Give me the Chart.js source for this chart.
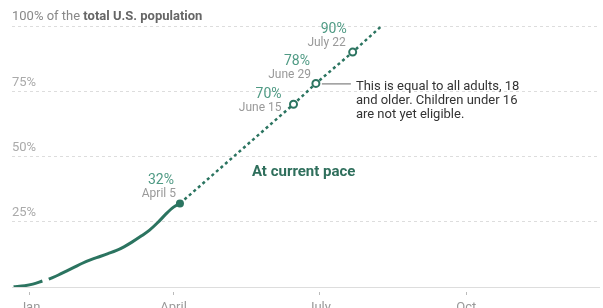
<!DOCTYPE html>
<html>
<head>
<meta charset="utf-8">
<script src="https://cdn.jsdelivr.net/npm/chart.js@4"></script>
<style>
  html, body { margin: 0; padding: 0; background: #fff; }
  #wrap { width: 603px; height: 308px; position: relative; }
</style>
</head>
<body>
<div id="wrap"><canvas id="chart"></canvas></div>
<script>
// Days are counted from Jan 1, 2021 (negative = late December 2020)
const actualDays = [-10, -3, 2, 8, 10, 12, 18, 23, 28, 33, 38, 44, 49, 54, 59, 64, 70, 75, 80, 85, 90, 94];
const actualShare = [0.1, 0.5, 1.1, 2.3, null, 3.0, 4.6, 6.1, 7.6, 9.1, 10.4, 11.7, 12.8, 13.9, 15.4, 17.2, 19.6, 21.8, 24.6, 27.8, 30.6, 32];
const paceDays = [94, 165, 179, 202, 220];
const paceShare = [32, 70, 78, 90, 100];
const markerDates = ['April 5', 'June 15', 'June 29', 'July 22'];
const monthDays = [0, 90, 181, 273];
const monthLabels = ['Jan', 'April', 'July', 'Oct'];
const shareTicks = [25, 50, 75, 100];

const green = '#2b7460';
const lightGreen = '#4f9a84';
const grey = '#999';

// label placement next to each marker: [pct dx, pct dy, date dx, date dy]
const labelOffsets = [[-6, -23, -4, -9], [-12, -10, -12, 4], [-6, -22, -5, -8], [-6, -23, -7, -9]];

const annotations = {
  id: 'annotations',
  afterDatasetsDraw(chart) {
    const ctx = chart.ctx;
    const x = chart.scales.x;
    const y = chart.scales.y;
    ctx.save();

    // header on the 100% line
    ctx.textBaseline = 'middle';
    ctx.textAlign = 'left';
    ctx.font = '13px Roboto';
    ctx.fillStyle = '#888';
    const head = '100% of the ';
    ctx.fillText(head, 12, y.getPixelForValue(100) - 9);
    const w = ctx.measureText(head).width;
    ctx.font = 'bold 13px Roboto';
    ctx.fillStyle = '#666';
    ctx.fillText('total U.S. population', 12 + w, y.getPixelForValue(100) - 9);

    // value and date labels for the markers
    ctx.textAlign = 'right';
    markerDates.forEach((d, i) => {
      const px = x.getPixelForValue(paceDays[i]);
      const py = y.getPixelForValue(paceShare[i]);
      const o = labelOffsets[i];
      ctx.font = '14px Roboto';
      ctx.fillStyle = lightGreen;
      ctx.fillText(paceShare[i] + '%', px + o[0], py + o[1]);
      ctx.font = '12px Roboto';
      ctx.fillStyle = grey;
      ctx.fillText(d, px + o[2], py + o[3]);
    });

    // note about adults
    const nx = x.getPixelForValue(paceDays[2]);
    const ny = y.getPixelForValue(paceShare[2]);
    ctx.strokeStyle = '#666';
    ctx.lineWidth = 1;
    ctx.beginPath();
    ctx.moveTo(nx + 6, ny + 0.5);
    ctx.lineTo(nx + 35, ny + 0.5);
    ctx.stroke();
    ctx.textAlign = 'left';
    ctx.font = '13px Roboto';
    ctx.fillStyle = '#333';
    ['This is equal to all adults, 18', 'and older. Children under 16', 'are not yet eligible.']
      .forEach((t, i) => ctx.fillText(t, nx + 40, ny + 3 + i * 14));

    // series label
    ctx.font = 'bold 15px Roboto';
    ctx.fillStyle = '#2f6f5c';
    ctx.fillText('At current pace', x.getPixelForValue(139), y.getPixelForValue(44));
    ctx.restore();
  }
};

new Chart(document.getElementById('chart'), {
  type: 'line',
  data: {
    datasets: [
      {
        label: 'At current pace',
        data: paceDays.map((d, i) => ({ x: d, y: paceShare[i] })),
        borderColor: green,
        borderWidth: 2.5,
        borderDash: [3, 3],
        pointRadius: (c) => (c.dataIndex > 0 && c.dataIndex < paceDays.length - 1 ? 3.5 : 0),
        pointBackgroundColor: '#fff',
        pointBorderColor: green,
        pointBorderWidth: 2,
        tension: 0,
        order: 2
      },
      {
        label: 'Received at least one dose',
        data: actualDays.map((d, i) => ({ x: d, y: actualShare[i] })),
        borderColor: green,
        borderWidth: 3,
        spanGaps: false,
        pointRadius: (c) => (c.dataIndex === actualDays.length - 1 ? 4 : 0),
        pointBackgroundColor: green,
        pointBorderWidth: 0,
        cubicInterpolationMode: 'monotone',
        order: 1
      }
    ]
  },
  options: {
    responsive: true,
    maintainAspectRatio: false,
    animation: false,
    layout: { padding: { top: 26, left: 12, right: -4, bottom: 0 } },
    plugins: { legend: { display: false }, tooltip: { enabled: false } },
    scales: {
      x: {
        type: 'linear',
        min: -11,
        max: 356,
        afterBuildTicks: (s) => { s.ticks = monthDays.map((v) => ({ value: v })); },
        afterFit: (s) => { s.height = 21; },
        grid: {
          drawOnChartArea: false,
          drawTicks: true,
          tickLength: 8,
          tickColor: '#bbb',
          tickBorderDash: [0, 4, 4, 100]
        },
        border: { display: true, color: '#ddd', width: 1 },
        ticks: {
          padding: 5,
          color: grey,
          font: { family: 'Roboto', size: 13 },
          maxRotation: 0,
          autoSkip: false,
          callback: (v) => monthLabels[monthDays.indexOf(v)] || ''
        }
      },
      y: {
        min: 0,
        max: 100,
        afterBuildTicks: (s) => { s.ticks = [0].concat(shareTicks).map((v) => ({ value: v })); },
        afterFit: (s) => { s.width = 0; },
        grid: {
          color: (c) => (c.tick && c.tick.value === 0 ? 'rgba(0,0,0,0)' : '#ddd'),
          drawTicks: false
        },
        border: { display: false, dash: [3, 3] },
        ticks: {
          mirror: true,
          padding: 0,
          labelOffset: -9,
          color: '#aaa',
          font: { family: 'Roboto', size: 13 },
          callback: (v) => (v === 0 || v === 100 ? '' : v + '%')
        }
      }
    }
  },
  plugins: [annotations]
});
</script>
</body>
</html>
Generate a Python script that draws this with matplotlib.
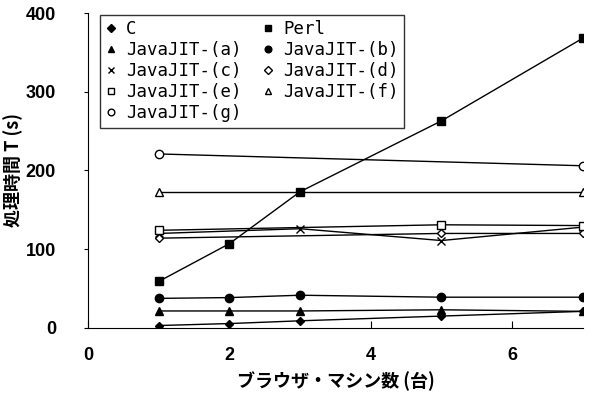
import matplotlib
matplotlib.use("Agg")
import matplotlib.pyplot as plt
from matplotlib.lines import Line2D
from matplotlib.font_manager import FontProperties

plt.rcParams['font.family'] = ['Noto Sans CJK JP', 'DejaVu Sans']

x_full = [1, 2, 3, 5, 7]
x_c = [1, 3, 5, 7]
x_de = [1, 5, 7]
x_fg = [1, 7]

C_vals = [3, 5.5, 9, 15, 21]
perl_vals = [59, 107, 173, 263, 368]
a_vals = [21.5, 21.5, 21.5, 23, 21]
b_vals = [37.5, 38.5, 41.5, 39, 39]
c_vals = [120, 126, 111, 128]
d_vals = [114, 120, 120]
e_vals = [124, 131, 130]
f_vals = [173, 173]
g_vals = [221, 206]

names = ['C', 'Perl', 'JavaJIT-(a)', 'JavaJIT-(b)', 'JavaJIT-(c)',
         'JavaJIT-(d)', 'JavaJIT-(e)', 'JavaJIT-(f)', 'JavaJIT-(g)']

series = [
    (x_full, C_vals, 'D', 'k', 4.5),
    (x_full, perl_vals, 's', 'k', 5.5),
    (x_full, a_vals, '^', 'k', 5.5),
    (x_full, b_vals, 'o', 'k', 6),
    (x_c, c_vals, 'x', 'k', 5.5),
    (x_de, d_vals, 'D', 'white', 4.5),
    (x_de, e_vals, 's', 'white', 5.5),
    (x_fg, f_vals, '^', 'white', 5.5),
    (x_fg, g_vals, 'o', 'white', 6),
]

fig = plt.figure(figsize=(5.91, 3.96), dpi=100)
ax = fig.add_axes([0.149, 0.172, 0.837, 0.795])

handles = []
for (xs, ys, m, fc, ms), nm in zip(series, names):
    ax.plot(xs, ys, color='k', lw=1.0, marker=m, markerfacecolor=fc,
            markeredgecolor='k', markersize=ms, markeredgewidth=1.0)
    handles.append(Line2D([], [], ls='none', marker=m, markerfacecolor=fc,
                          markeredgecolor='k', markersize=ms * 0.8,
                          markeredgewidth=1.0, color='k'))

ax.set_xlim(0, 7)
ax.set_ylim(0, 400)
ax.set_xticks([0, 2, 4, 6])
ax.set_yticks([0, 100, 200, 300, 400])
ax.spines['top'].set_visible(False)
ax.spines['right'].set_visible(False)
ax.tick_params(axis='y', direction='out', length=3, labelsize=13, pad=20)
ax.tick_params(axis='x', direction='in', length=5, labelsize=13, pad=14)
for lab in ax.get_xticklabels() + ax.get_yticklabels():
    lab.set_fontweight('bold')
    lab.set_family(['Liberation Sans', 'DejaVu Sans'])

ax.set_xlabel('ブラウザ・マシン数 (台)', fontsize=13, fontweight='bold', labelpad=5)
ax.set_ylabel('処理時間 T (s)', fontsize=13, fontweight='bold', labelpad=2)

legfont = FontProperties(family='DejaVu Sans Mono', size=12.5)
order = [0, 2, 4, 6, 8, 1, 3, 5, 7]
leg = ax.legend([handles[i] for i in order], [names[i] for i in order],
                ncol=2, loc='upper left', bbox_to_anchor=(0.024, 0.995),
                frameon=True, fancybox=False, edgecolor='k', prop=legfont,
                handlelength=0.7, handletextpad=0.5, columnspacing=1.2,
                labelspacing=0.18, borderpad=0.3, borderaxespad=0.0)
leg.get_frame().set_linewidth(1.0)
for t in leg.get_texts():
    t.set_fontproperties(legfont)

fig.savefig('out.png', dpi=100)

________________

■ **PROBLEM DETAILS**:
Give only the number of lines in the records that contain the string "script".

■ **PROBLEM SOLUTION**:
4